Consider a more typical scenario where we are building a scalable spark application where we want to programmatically perform bulk ELT operations. In this case the goal is to run OPTIMIZE
on all tables:
tables = spark.catalog.listTables()
for table in tables:
spark.sql(f"OPTIMIZE {table.name}")
Now that we are iterating over a list and our Spark operation is not statically typed, the Spark UI doesn’t provide any high level metadata to identify which table each query relates to.
Sure, you could drill into the the query execution plan to find metadata which references the table name or ABFSS path, however that significantly slows down the process of triaging performance in spark, particularly as the number of operations you run in a Spark application increases.
Using setJobDescription()
The setJobDescription()
method is used to override the default description of jobs in Spark to make the description human readable. We can wrap our spark operation in spark.sparkContext.setJobDescription()
, when set this will result in all operations being logged with the defined description until the description is programmatically changed or set to None
.
tables = spark.catalog.listTables()
for table in tables:
# set the description of all following spark jobs
spark.sparkContext.setJobDescription(f"Running OPTIMIZE on {table.name}")
spark.sql(f"OPTIMIZE {table.name}")
# disable the user defined description
spark.sparkContext.setJobDescription(None)
Now when the code is executed, the Spark UI returns descriptions that allow us to immediately know which table the OPTIMIZE command was run on. If we had a performance issue, we would immediately know which process it relates to.
Using setJobGroup()
The setJobGroup()
method in Spark allows you to group related Spark jobs together under a common group ID and description. By default, all Spark operations executed in a single notebook cell or job submission are considered part of the same job group. However, setJobGroup()
provides the flexibility to explicitly define job groups, making it easier to track related jobs and operations in the Spark UI.
This method is particularly useful when you have multiple stages of processing that are logically connected (e.g., ELT workflows, multi-step transformations, optimizations, or maintenance jobs), and you want to track and monitor these phases as a single unit.

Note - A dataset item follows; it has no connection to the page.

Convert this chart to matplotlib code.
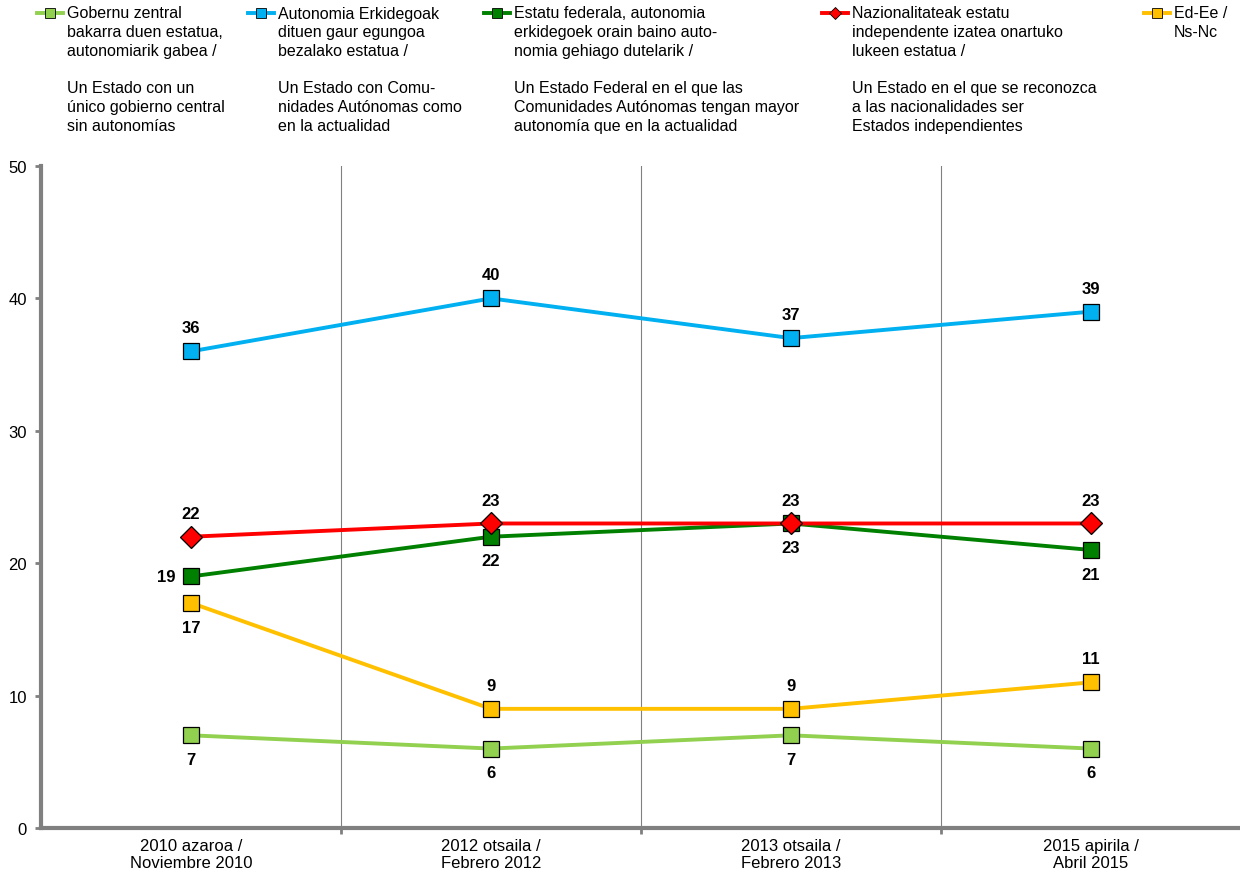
import matplotlib.pyplot as plt
from matplotlib.lines import Line2D

plt.rcParams['font.family'] = ['Liberation Sans', 'DejaVu Sans']

periods = ['2010 azaroa /\nNoviembre 2010', '2012 otsaila /\nFebrero 2012',
           '2013 otsaila /\nFebrero 2013', '2015 apirila /\nAbril 2015']

gobernu = [7, 6, 7, 6]
autonomia = [36, 40, 37, 39]
federal = [19, 22, 23, 21]
nazional = [22, 23, 23, 23]
ed_ee = [17, 9, 9, 11]

names = [
    'Gobernu zentral\nbakarra duen estatua,\nautonomiarik gabea /\n\nUn Estado con un\núnico gobierno central\nsin autonomías',
    'Autonomia Erkidegoak\ndituen gaur egungoa\nbezalako estatua /\n\nUn Estado con Comu-\nnidades Autónomas como\nen la actualidad',
    'Estatu federala, autonomia\nerkidegoek orain baino auto-\nnomia gehiago dutelarik /\n\nUn Estado Federal en el que las\nComunidades Autónomas tengan mayor\nautonomía que en la actualidad',
    'Nazionalitateak estatu\nindependente izatea onartuko\nlukeen estatua /\n\nUn Estado en el que se reconozca\na las nacionalidades ser\nEstados independientes',
    'Ed-Ee /\nNs-Nc',
]

series = [gobernu, autonomia, federal, nazional, ed_ee]
colors = ['#92D050', '#00B0F0', '#008000', '#FF0000', '#FFC000']
markers = ['s', 's', 's', 'D', 's']
# where the value label goes for each point: 'a' above, 'b' below, 'l' left
label_pos = [
    ['b', 'b', 'b', 'b'],
    ['a', 'a', 'a', 'a'],
    ['l', 'b', 'b', 'b'],
    ['a', 'a', 'a', 'a'],
    ['b', 'a', 'a', 'a'],
]

fig = plt.figure(figsize=(12.4, 8.78), dpi=100)
ax = fig.add_axes([41 / 1240, 1 - 829 / 878, 1200 / 1240, 662 / 878])

x = range(len(periods))
for vals, c, m, pos in zip(series, colors, markers, label_pos):
    ms = 11 if m == 'D' else 11.5
    ax.plot(x, vals, color=c, lw=2.8, marker=m, ms=ms, mfc=c, mec='black',
            mew=0.9, zorder=3, clip_on=False)
    for xi, v, p in zip(x, vals, pos):
        if p == 'a':
            ax.annotate(str(v), (xi, v), xytext=(0, 11.5), textcoords='offset points',
                        ha='center', va='bottom', fontsize=12, fontweight='bold')
        elif p == 'b':
            ax.annotate(str(v), (xi, v), xytext=(0, -12), textcoords='offset points',
                        ha='center', va='top', fontsize=12, fontweight='bold')
        else:
            ax.annotate(str(v), (xi, v), xytext=(-11, 0), textcoords='offset points',
                        ha='right', va='center', fontsize=12, fontweight='bold')

ax.set_xlim(-0.5, 3.5)
ax.set_ylim(0, 50)
ax.set_yticks(range(0, 51, 10))
ax.set_xticks(list(x))
ax.set_xticklabels(periods, fontsize=12)
ax.set_xticks([0.5, 1.5, 2.5], minor=True)
ax.tick_params(axis='x', which='major', length=0, pad=7)
ax.tick_params(axis='x', which='minor', length=4, width=2, color='#808080')
ax.tick_params(axis='y', length=4, width=2, color='#808080', labelsize=12, pad=6)
ax.grid(axis='x', which='minor', color='#808080', lw=0.8)

for s in ['top', 'right']:
    ax.spines[s].set_visible(False)
for s in ['left', 'bottom']:
    ax.spines[s].set_color('#808080')
    ax.spines[s].set_linewidth(3)

# legend across the top
leg_x = [37, 248, 484, 822, 1144]
for lx, name, c, m in zip(leg_x, names, colors, markers):
    x0 = lx / 1240
    x1 = (lx + 26) / 1240
    y0 = 1 - 14 / 878
    fig.add_artist(Line2D([x0, x1], [y0, y0], color=c, lw=2.8,
                          transform=fig.transFigure))
    fig.add_artist(Line2D([(x0 + x1) / 2], [y0], color=c, marker=m,
                          ms=6 if m == 'D' else 7, mfc=c, mec='black', mew=0.6,
                          transform=fig.transFigure))
    fig.text((lx + 30) / 1240, 1 - 6.5 / 878, name, fontsize=11.5, va='top', ha='left',
             linespacing=1.31)

fig.savefig('out.png', dpi=100)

spark.sparkContext.setJobGroup(groupId, description, interruptOnCancel=False)
groupId
: A unique identifier for the group.description
: A human-readable description that will appear in the Spark UI for all jobs within this group.interruptOnCancel
: If set to True, it will interrupt the tasks if the group is canceled.
Example Use Case
Imagine you are processing a dataset where each table undergoes multiple steps: reading, cleaning, and optimizing. You want to group all operations related to a specific table under the same group ID so you can track progress easily and cancel all related tasks if needed.
tables = ['customers', 'orders', 'transactions']
for table in tables:
# Set a job group for all operations related to this table
spark.sparkContext.setJobGroup(f"processing_{table}", f"Processing {table} data", interruptOnCancel=True)
# Perform multiple operations on each table under this group
spark.sql(f"SELECT * FROM {table}").show()
spark.sql(f"OPTIMIZE {table}")
spark.sql(f"VACUUM {table}")
Once setJobGroup()
is set, all Spark jobs in the active thread will be related to a particular group (in this case, processing_customers, processing_orders, etc.) and will appear in the Jobs tab of the Spark UI with the group description you provided. This allows you to:
- Track Jobs by Group: Easily identify which jobs are part of the same group. If one stage of the processing takes longer or fails, it’s easier to trace back to all jobs related to that specific table.
- Cancel a Group of Jobs: If you realize something is wrong with the processing of a specific table, you can cancel all jobs under that group ID using:
spark.sparkContext.cancelJobGroup(f"processing_{table}")
This is particularely useful in the context of multithreading where you may kick off a thread of jobs asynconously and need to cancel the job group based on an event from another thread.
Closing Thoughts
Sure, it would be great if the Spark UI provided better default logging for Spark queries, like displaying the actual query in the expanded details of the job description. However, we do have the ability to add our own custom descriptions to improve clarity. Strategic use of both setJobDescription()
and setJobGroup()
is essential for building scalable Spark applications that are much easier to debug. Whenever you’re executing parameterized, iterative, or function-based Spark operations, it’s crucial to provide your future self with meaningful and enhanced metadata in the Spark UI for better traceability.